====== Source records

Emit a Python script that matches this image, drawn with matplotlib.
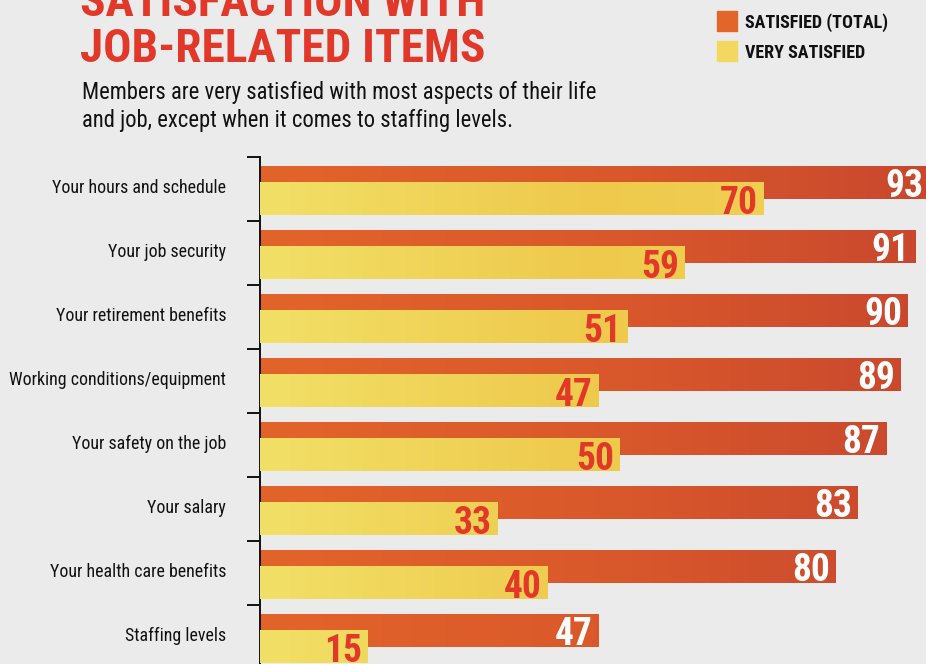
import matplotlib
matplotlib.use("Agg")
import numpy as np
import matplotlib.pyplot as plt
from matplotlib.colors import LinearSegmentedColormap
from matplotlib.transforms import blended_transform_factory, offset_copy

plt.rcParams['font.family'] = ['Roboto Condensed', 'DejaVu Sans']

# ---------- data ----------
items = ["Your hours and schedule", "Your job security", "Your retirement benefits",
         "Working conditions/equipment", "Your safety on the job", "Your salary",
         "Your health care benefits", "Staffing levels"]
satisfied_total = [93, 91, 90, 89, 87, 83, 80, 47]
very_satisfied = [70, 59, 51, 47, 50, 33, 40, 15]

RED = "#E2382A"
BG = "#EBEBEB"
orange_cmap = LinearSegmentedColormap.from_list("o", ["#E3642A", "#DA592B", "#C9482E"])
yellow_cmap = LinearSegmentedColormap.from_list("y", ["#F2E066", "#EEC94C", "#F2D457"])

W, H = 926, 664
fig = plt.figure(figsize=(W / 100, H / 100), dpi=100, facecolor=BG)
ax = fig.add_axes([260 / W, 0, 1 - 260 / W, 1 - 157 / H])
ax.set_facecolor(BG)

XMAX = 92.5
YLIM = (-0.5 + (H - 157) / 64, -0.5)
ax.set_xlim(0, XMAX)
ax.set_ylim(*YLIM)

pos = np.arange(len(items))
h = 0.516
off_o, off_y = -0.102, 0.148
grad = np.linspace(0, 1, 256).reshape(1, -1)

bars_o = ax.barh(pos + off_o, satisfied_total, height=h, color="#DA592B", zorder=2)
bars_y = ax.barh(pos + off_y, very_satisfied, height=h, color="#F0D055", zorder=3)
for bars, cmap, z in [(bars_o, orange_cmap, 2.5), (bars_y, yellow_cmap, 3.5)]:
    for b in bars:
        im = ax.imshow(grad, cmap=cmap, aspect="auto", extent=(0, XMAX, YLIM[0], YLIM[1]),
                       zorder=z, interpolation="bilinear")
        im.set_clip_path(b)

for p, v in zip(pos, satisfied_total):
    ax.annotate(str(v), (v, p + off_o + h / 2), xytext=(-4.3, 1.4), textcoords="offset points",
                ha="right", va="baseline", color="white", fontsize=27, fontweight="bold",
                zorder=5, annotation_clip=False)
for p, v in zip(pos, very_satisfied):
    ax.annotate(str(v), (v, p + off_y + h / 2), xytext=(-4.3, 0.7), textcoords="offset points",
                ha="right", va="baseline", color=RED, fontsize=27, fontweight="bold",
                zorder=6, annotation_clip=False)

# category labels, baseline slightly above the band centre
lab_tr = offset_copy(blended_transform_factory(ax.transAxes, ax.transData), fig=fig, x=-34, y=0,
                     units="dots")
for p, name in zip(pos, items):
    ax.text(0, p + 0.058, name, transform=lab_tr, ha="right", va="baseline",
            fontsize=12.9, color="#111111")

ax.set_xticks([])
ax.set_yticks(pos - 0.5)
ax.set_yticklabels([])
ax.tick_params(axis="y", length=9.4, width=1.4, color="#111111")
for s in ["top", "right", "bottom"]:
    ax.spines[s].set_visible(False)
ax.spines["left"].set_linewidth(1.4)
ax.spines["left"].set_color("#111111")

# ---------- titles ----------
fig.text(80 / W, 1 - 16 / H, "SATISFACTION WITH", ha="left", va="baseline",
         fontsize=34, fontweight="bold", color=RED)
fig.text(80 / W, 1 - 62 / H, "JOB-RELATED ITEMS", ha="left", va="baseline",
         fontsize=34, fontweight="bold", color=RED)
fig.text(82 / W, 1 - 99 / H, "Members are very satisfied with most aspects of their life",
         ha="left", va="baseline", fontsize=16.3, color="#111111")
fig.text(82 / W, 1 - 127 / H, "and job, except when it comes to staffing levels.",
         ha="left", va="baseline", fontsize=16.3, color="#111111")

# ---------- legend ----------
for y, col, lab in [(11, "#E2652A", "SATISFIED (TOTAL)"), (41, "#F2D860", "VERY SATISFIED")]:
    fig.patches.append(plt.Rectangle((717 / W, 1 - (y + 20) / H), 20 / W, 20 / H,
                                     transform=fig.transFigure, color=col))
    fig.text(745 / W, 1 - (y + 16.5) / H, lab, ha="left", va="baseline",
             fontsize=13, fontweight="bold", color="#111111")

fig.savefig("out.png", dpi=100, facecolor=BG)
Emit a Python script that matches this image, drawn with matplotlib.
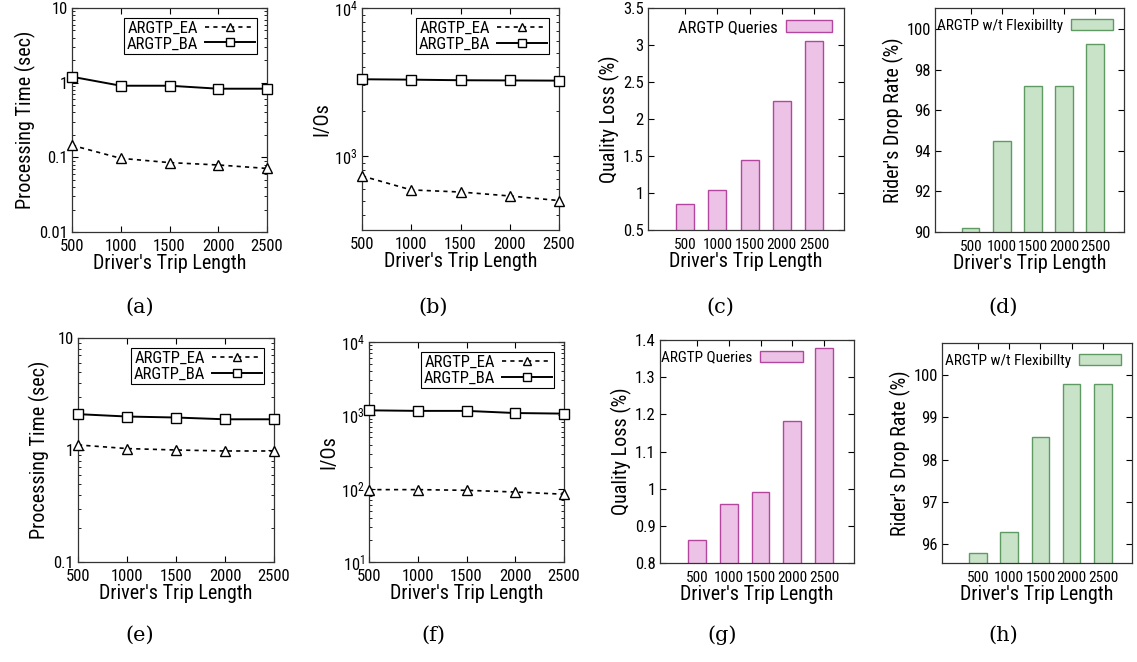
import matplotlib
matplotlib.use("Agg")
import matplotlib.pyplot as plt
import numpy as np
from matplotlib.ticker import FuncFormatter, NullFormatter

# ---------------- data ----------------
trip_lengths = [500, 1000, 1500, 2000, 2500]
trip_labels = ["500", "1000", "1500", "2000", "2500"]

# (a) processing time, setting 1
time_ea_1 = [0.145, 0.097, 0.085, 0.079, 0.071]
time_ba_1 = [1.2, 0.91, 0.91, 0.83, 0.83]
# (b) I/Os, setting 1
io_ea_1 = [733, 590, 571, 537, 500]
io_ba_1 = [3300, 3280, 3250, 3240, 3230]
# (c) quality loss, setting 1
qloss_1 = [0.85, 1.04, 1.45, 2.25, 3.06]
# (d) rider's drop rate, setting 1
drop_1 = [90.2, 94.47, 97.18, 97.2, 99.25]

# (e) processing time, setting 2
time_ea_2 = [1.11, 1.03, 1.0, 0.98, 0.98]
time_ba_2 = [2.09, 1.99, 1.95, 1.88, 1.88]
# (f) I/Os, setting 2
io_ea_2 = [97, 97, 95, 90, 84]
io_ba_2 = [1170, 1150, 1150, 1075, 1055]
# (g) quality loss, setting 2
qloss_2 = [0.861, 0.958, 0.992, 1.183, 1.378]
# (h) rider's drop rate, setting 2
drop_2 = [95.78, 96.28, 98.54, 99.79, 99.79]

captions = ["(a)", "(b)", "(c)", "(d)", "(e)", "(f)", "(g)", "(h)"]

plt.rcParams['font.family'] = ['Liberation Sans Narrow', 'Roboto Condensed', 'PT Sans Narrow',
                               'Arial Narrow', 'DejaVu Sans']

W, H = 1137, 662
fig = plt.figure(figsize=(W / 100, H / 100), dpi=100)

def ax_at(l, r, t, b):
    return fig.add_axes([l / W, 1 - b / H, (r - l) / W, (b - t) / H])

TICK_FS = 12
BAR_XT_FS = 11
LAB_FS = 14.5
LEG_FS = 12

def style(ax):
    ax.tick_params(direction='in', top=True, right=True, labelsize=TICK_FS,
                   length=4, width=0.8, pad=3)
    ax.tick_params(which='minor', direction='in', top=True, right=True, length=2)
    for s in ax.spines.values():
        s.set_linewidth(0.9)
        s.set_color('#333333')

def line_panel(ax, ea, ba, ylim, ylabel, plain):
    ax.plot(trip_lengths, ea, linestyle=(0, (2.5, 2.5)), color='black', lw=1.2,
            marker='^', markersize=7.5, markerfacecolor='white', markeredgecolor='black',
            markeredgewidth=1.0, label='ARGTP_EA', clip_on=False, zorder=3)
    ax.plot(trip_lengths, ba, linestyle='-', color='black', lw=1.4,
            marker='s', markersize=7, markerfacecolor='white', markeredgecolor='black',
            markeredgewidth=1.0, label='ARGTP_BA', clip_on=False, zorder=3)
    ax.set_yscale('log')
    ax.set_ylim(*ylim)
    ax.set_xlim(500, 2500)
    ax.set_xticks(trip_lengths)
    ax.set_xticklabels(trip_labels)
    if plain:
        ax.yaxis.set_major_formatter(FuncFormatter(lambda v, p: '%g' % v))
    ax.yaxis.set_minor_formatter(NullFormatter())
    ax.set_ylabel(ylabel, fontsize=LAB_FS, labelpad=2)
    ax.set_xlabel("Driver's Trip Length", fontsize=LAB_FS, labelpad=0)
    style(ax)
    ax.tick_params(axis='x', pad=5)
    leg = ax.legend(loc='upper right', markerfirst=False, fontsize=LEG_FS, fancybox=False,
                    edgecolor='black', framealpha=1, borderaxespad=0.6, handlelength=3.0,
                    borderpad=0.15, labelspacing=0.05, handletextpad=0.4, markerscale=0.85)
    leg.get_frame().set_linewidth(0.8)

def bar_panel(ax, vals, ylim, yticks, ylabel, label, fc, ec, xlim, leg_fs, leg_right=1.0):
    x = np.arange(len(trip_lengths))
    ax.bar(x, vals, width=0.56, color=fc, edgecolor=ec, linewidth=1.0, label=label)
    ax.set_ylim(*ylim)
    ax.set_yticks(yticks)
    ax.yaxis.set_major_formatter(FuncFormatter(lambda v, p: '%g' % v))
    ax.set_xlim(*xlim)
    ax.set_xticks(x)
    ax.set_xticklabels(trip_labels)
    ax.set_ylabel(ylabel, fontsize=LAB_FS, labelpad=2)
    ax.set_xlabel("Driver's Trip Length", fontsize=LAB_FS, labelpad=0)
    style(ax)
    ax.tick_params(axis='x', bottom=False, pad=6, labelsize=BAR_XT_FS)
    ax.legend(loc='upper right', bbox_to_anchor=(leg_right, 1.0), markerfirst=False,
              fontsize=leg_fs, frameon=False, borderaxespad=0.3, handlelength=2.8,
              handleheight=0.8, handletextpad=0.5)

PINK_F, PINK_E = '#ecc3e6', '#b3479f'
GREEN_F, GREEN_E = '#c9e3c9', '#5f9a63'

# row 1
ax = ax_at(72, 267, 8, 232)
line_panel(ax, time_ea_1, time_ba_1, (0.01, 10), 'Processing Time (sec)', True)
ax = ax_at(362, 559, 8, 230)
line_panel(ax, io_ea_1, io_ba_1, (10 ** 2.5, 1e4), 'I/Os', False)
ax = ax_at(648, 844, 8, 230)
bar_panel(ax, qloss_1, (0.5, 3.5), [0.5, 1, 1.5, 2, 2.5, 3, 3.5], 'Quality Loss (%)',
          'ARGTP Queries', PINK_F, PINK_E, (-1.15, 4.93), 12)
ax = ax_at(935, 1124, 8, 232)
bar_panel(ax, drop_1, (90, 101.05), [90, 92, 94, 96, 98, 100], "Rider's Drop Rate (%)",
          'ARGTP w/t Flexibillty', GREEN_F, GREEN_E, (-1.15, 4.93), 11)

# row 2
ax = ax_at(78, 274, 338, 562)
line_panel(ax, time_ea_2, time_ba_2, (0.1, 10), 'Processing Time (sec)', True)
ax = ax_at(369, 564, 342, 562)
line_panel(ax, io_ea_2, io_ba_2, (10, 1e4), 'I/Os', False)
ax = ax_at(660, 854, 340, 563)
bar_panel(ax, qloss_2, (0.8, 1.4), [0.8, 0.9, 1.0, 1.1, 1.2, 1.3, 1.4], 'Quality Loss (%)',
          'ARGTP Queries', PINK_F, PINK_E, (-1.15, 4.93), 11, leg_right=0.79)
ax = ax_at(942, 1132, 343, 563)
bar_panel(ax, drop_2, (95.54, 100.77), [96, 97, 98, 99, 100], "Rider's Drop Rate (%)",
          'ARGTP w/t Flexibillty', GREEN_F, GREEN_E, (-1.15, 4.93), 11)

cap_x = [140, 433, 720, 1003, 140, 433, 722, 1003]
cap_y = [307, 307, 307, 307, 635, 635, 635, 635]
for c, cx, cy in zip(captions, cap_x, cap_y):
    fig.text(cx / W, 1 - cy / H, c, ha='center', va='center', fontsize=15,
             family=['DejaVu Serif'])

fig.savefig('out.png', dpi=100)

============

**Task requirements:** Repeat exactly the lines from the first line of the records above through the line containing "very_satisfied = [70, 59, 51, 47, 50, 33, 40, 15]", both included. Leave out the pictures.

**Written response:**
Emit a Python script that matches this image, drawn with matplotlib.
import matplotlib
matplotlib.use("Agg")
import numpy as np
import matplotlib.pyplot as plt
from matplotlib.colors import LinearSegmentedColormap
from matplotlib.transforms import blended_transform_factory, offset_copy

plt.rcParams['font.family'] = ['Roboto Condensed', 'DejaVu Sans']

# ---------- data ----------
items = ["Your hours and schedule", "Your job security", "Your retirement benefits",
         "Working conditions/equipment", "Your safety on the job", "Your salary",
         "Your health care benefits", "Staffing levels"]
satisfied_total = [93, 91, 90, 89, 87, 83, 80, 47]
very_satisfied = [70, 59, 51, 47, 50, 33, 40, 15]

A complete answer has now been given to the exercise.